(Source code of charts)
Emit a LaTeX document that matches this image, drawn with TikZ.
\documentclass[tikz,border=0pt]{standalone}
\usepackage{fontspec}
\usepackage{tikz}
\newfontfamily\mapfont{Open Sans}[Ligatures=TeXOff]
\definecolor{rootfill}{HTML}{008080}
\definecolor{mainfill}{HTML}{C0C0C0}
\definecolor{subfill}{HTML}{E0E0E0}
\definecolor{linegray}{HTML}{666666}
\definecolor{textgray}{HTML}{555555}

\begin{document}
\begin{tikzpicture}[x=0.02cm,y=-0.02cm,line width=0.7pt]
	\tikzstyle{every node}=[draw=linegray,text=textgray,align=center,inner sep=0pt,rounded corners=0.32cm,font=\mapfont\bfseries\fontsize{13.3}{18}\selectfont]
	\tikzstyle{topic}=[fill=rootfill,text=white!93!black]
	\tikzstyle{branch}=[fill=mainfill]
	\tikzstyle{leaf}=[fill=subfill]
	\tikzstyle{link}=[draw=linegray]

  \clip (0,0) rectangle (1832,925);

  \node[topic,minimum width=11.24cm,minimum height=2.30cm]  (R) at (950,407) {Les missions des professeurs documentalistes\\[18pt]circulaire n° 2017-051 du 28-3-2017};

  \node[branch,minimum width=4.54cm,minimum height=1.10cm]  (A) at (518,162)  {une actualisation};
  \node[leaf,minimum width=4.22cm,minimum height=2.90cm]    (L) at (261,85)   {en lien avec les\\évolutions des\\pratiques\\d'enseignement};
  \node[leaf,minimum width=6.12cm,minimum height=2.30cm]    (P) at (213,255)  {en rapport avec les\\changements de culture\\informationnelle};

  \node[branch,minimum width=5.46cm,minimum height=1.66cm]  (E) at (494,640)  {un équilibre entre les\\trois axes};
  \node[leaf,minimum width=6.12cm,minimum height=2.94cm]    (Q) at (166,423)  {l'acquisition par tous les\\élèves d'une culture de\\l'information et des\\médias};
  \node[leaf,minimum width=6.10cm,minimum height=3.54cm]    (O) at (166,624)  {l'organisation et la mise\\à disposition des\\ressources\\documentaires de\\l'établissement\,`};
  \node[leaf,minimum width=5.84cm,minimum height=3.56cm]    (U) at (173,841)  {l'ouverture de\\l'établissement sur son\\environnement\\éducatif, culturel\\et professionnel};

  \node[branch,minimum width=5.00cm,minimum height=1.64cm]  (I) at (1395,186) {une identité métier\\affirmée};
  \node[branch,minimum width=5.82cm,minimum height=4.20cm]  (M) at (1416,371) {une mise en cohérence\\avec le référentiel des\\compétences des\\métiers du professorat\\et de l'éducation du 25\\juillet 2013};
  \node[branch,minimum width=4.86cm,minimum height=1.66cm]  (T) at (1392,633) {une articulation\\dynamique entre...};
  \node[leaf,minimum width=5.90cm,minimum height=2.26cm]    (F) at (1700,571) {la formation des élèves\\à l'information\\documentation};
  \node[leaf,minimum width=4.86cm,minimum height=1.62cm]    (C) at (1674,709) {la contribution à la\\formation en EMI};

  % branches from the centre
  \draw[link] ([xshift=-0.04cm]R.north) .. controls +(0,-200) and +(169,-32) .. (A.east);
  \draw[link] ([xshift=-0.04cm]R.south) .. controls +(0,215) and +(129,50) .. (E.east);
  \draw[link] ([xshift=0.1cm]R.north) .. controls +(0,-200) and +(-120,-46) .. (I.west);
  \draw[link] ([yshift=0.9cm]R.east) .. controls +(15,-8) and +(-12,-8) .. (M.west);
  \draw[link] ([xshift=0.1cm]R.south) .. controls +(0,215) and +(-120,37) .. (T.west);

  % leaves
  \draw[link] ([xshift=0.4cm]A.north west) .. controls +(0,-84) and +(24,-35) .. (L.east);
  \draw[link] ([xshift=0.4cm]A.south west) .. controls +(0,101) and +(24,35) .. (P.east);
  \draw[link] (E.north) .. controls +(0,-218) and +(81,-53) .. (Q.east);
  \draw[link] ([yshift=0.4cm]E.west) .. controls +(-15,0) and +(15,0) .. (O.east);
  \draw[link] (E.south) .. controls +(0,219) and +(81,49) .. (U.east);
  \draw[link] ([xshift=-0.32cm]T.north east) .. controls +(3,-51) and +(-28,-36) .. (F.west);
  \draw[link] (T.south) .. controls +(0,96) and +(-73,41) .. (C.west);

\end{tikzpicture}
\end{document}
==
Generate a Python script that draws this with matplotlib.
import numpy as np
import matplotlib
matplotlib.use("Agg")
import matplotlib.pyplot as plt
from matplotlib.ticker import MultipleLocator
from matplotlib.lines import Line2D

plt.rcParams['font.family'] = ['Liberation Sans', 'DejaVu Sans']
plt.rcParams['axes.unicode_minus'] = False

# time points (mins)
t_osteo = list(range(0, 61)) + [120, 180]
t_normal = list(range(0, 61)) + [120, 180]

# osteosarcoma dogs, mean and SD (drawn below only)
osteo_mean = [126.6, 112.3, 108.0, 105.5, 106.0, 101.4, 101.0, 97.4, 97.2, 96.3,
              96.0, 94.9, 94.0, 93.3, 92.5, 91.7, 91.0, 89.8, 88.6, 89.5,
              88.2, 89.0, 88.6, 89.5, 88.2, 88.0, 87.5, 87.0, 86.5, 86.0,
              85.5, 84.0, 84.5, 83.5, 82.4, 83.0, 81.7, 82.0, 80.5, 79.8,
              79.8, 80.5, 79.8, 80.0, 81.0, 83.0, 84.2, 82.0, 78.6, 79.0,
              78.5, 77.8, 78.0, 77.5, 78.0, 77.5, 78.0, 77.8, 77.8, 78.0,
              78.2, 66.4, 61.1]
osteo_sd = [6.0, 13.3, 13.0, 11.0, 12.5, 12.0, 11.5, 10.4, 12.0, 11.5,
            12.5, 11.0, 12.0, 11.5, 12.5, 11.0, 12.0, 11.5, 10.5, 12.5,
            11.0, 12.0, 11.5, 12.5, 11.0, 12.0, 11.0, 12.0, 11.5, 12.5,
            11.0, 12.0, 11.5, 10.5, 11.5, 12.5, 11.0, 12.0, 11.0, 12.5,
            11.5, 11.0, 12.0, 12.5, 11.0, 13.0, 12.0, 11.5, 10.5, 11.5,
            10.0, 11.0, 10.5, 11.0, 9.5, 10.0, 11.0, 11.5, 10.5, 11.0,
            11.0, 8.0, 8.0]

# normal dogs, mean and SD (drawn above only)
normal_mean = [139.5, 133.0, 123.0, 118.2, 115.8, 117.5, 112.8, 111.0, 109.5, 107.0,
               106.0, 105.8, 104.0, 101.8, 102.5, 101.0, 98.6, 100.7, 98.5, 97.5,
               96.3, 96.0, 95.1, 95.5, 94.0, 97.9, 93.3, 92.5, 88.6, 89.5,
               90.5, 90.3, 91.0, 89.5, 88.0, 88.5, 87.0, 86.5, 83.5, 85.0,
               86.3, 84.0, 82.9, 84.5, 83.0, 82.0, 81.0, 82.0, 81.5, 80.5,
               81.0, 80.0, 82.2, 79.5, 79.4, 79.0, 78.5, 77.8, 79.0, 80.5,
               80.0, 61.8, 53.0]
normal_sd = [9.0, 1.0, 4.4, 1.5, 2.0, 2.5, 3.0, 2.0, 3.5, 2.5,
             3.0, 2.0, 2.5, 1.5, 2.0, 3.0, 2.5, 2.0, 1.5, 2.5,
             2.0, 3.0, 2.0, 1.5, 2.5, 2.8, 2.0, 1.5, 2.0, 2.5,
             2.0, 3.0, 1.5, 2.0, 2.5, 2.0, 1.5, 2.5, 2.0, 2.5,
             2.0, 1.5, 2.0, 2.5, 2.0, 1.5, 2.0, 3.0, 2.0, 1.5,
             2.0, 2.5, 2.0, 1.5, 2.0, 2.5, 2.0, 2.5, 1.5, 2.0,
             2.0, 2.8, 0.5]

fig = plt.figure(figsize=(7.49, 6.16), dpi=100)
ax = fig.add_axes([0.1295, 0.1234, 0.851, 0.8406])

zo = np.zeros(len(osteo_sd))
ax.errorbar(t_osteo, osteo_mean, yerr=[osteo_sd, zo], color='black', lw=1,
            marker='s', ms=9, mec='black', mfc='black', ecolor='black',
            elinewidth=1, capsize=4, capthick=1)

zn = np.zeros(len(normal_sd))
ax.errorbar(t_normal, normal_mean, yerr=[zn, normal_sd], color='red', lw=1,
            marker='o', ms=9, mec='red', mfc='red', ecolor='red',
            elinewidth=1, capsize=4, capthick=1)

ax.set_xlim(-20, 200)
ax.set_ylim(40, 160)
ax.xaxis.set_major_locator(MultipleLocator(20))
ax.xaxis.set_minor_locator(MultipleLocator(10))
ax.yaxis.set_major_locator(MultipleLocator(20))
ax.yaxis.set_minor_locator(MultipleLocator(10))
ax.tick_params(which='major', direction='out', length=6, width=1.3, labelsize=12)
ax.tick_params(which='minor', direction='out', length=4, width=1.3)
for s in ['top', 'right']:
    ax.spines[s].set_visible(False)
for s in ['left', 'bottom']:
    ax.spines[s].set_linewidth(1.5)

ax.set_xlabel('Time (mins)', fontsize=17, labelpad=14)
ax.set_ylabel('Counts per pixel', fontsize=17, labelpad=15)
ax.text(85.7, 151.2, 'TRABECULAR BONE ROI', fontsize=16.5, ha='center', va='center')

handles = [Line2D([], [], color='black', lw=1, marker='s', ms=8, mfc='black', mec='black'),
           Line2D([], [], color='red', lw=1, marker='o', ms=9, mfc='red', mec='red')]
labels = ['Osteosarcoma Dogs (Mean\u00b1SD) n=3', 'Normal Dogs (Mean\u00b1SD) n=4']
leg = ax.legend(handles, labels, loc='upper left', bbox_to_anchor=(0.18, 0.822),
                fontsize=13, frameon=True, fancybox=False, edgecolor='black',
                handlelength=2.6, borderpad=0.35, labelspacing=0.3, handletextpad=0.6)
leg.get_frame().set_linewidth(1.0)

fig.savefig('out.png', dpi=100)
* * *
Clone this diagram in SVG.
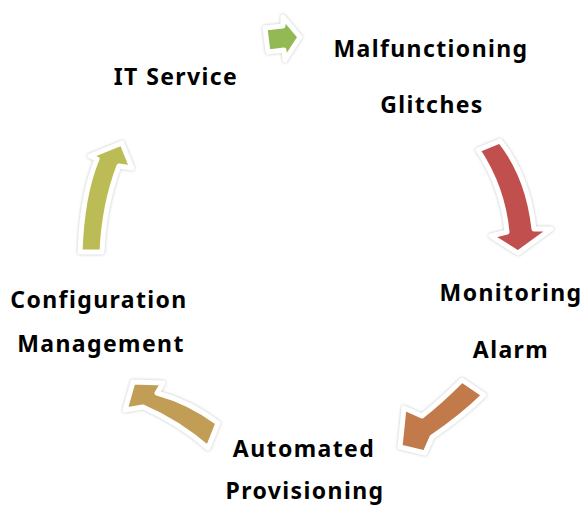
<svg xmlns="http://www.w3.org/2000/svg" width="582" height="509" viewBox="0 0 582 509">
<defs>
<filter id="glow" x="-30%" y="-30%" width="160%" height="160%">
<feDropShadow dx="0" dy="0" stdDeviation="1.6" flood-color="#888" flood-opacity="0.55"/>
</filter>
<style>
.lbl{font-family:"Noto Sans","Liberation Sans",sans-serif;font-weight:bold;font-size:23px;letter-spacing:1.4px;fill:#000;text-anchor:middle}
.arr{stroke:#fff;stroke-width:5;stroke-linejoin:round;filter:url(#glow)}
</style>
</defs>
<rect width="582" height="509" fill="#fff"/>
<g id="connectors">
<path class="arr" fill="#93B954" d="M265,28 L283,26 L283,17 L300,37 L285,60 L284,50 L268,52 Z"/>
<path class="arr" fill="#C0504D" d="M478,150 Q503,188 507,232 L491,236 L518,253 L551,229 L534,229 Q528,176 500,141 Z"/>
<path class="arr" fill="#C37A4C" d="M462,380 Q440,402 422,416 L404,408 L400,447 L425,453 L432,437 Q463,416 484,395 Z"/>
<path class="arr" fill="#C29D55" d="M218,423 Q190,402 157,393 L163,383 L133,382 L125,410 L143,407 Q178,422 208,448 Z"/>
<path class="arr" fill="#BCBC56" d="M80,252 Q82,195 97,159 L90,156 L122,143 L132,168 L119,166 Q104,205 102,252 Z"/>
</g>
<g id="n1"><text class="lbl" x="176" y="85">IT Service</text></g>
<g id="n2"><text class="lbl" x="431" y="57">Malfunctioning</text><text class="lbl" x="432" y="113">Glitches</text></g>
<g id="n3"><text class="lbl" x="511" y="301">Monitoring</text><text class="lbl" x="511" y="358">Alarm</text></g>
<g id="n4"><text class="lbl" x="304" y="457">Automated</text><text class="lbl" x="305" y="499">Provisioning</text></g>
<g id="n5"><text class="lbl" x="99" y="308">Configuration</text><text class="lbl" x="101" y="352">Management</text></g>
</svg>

Given instruction:
Repeat word for word the lines from the line with "Emit a LaTeX" to the line with "(P) at (213,255)", both lines included.

Result:
Emit a LaTeX document that matches this image, drawn with TikZ.
\documentclass[tikz,border=0pt]{standalone}
\usepackage{fontspec}
\usepackage{tikz}
\newfontfamily\mapfont{Open Sans}[Ligatures=TeXOff]
\definecolor{rootfill}{HTML}{008080}
\definecolor{mainfill}{HTML}{C0C0C0}
\definecolor{subfill}{HTML}{E0E0E0}
\definecolor{linegray}{HTML}{666666}
\definecolor{textgray}{HTML}{555555}

\begin{document}
\begin{tikzpicture}[x=0.02cm,y=-0.02cm,line width=0.7pt]
	\tikzstyle{every node}=[draw=linegray,text=textgray,align=center,inner sep=0pt,rounded corners=0.32cm,font=\mapfont\bfseries\fontsize{13.3}{18}\selectfont]
	\tikzstyle{topic}=[fill=rootfill,text=white!93!black]
	\tikzstyle{branch}=[fill=mainfill]
	\tikzstyle{leaf}=[fill=subfill]
	\tikzstyle{link}=[draw=linegray]

  \clip (0,0) rectangle (1832,925);

  \node[topic,minimum width=11.24cm,minimum height=2.30cm]  (R) at (950,407) {Les missions des professeurs documentalistes\\[18pt]circulaire n° 2017-051 du 28-3-2017};

  \node[branch,minimum width=4.54cm,minimum height=1.10cm]  (A) at (518,162)  {une actualisation};
  \node[leaf,minimum width=4.22cm,minimum height=2.90cm]    (L) at (261,85)   {en lien avec les\\évolutions des\\pratiques\\d'enseignement};
  \node[leaf,minimum width=6.12cm,minimum height=2.30cm]    (P) at (213,255)  {en rapport avec les\\changements de culture\\informationnelle};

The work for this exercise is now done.